Ketiga tersangka tersebut adalah:
IAS, mantan Camat Medan Polonia selaku pengguna anggaran,
KAL, Kasi Sarpras sekaligus PPTK,
IRD, tenaga honorer Kantor Camat Medan Polonia.
Jaksa telah menahan IAS di Rutan Kelas I Tanjung Gusta Medan dan IRD di Rutan Perempuan Kelas IIA. Sementara itu, KAL belum ditahan karena tidak hadir memenuhi panggilan tanpa keterangan.
“Dipanggil sudah, tapi orangnya tak muncul,” ujar salah satu pejabat kejaksaan.
Penetapan Tersangka Kedua: Dugaan Korupsi Medan Fashion Festival 2024
Belum selesai kasus pertama, pada Kamis (13/11/2025), Kejari Medan kembali menetapkan tiga tersangka baru dalam kasus dugaan korupsi Medan Fashion Festival 2024 yang disebut menimbulkan kerugian negara hingga Rp1,1 miliar.
Tersangka tersebut yaitu:
BIN, Kadiskop UKM Perindag Kota Medan,
MH, Direktur CV Global Mandiri selaku rekanan,
ES, Sekretaris Diskop UKM Perindag merangkap PPK (kini Kadis Perhubungan Medan).
BIN dan MH telah ditahan. Sementara ES belum ditahan karena alasan sakit dan dijadwalkan dipanggil kembali pada Senin (17/11/2025).

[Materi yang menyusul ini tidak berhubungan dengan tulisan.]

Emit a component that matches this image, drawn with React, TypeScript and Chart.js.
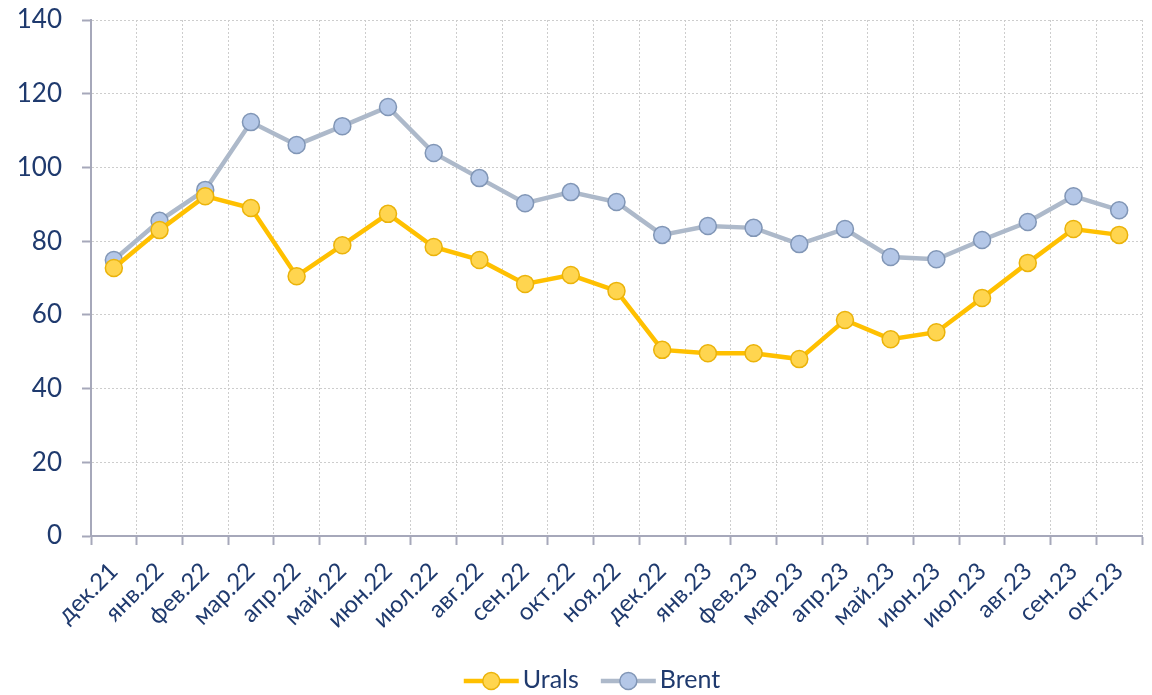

Dua hari, enam tersangka—situasi ini membuat masyarakat Medan heran sekaligus cemas.
“Berat kali masalah di Pemko sekarang,” ujar warga.
Kritik Akademisi: Penetapan Tersangka Dinilai Terlalu Tergesa-gesa
Pengamat hukum dan akademisi Universitas Dharmawangsa Medan, Dr. Ariman Sitompul, menyampaikan bahwa pola penetapan tersangka secara cepat dan berturut-turut tanpa penjelasan memadai dapat menurunkan kepercayaan publik.
“Penetapan tersangka berturut-turut tanpa penjelasan komprehensif mengesankan penyidikan yang tidak dirancang matang, melainkan reaktif dan tidak terstruktur. Ini masalah serius,” tegasnya.
Menurut Ariman, Kejari Medan juga kurang memberikan keterbukaan informasi kepada publik.
“Transparansi wajib dipenuhi. Publik perlu tahu apakah penetapan tersangka sudah memenuhi standar pembuktian yang benar.”
Pendapat ini diperkuat Guru Besar Hukum Pidana UI, Prof. Chairul Huda, yang menggarisbawahi bahwa penetapan tersangka merupakan tindakan serius dan hanya dapat dilakukan setelah minimal dua alat bukti yang berkualitas terpenuhi.
“Jika aparat tergesa-gesa, risiko kriminalisasi dan kesalahan prosedur semakin besar.”
Tak Sejalan dengan Arahan Jaksa Agung?
Kritik semakin mengemuka jika dibandingkan dengan pernyataan Jaksa Agung ST Burhanuddin, yang berulang kali mengingatkan jajarannya agar tidak terburu-buru dalam menetapkan tersangka.
“Jaksa harus profesional, objektif, dan tidak tergesa-gesa menetapkan tersangka.”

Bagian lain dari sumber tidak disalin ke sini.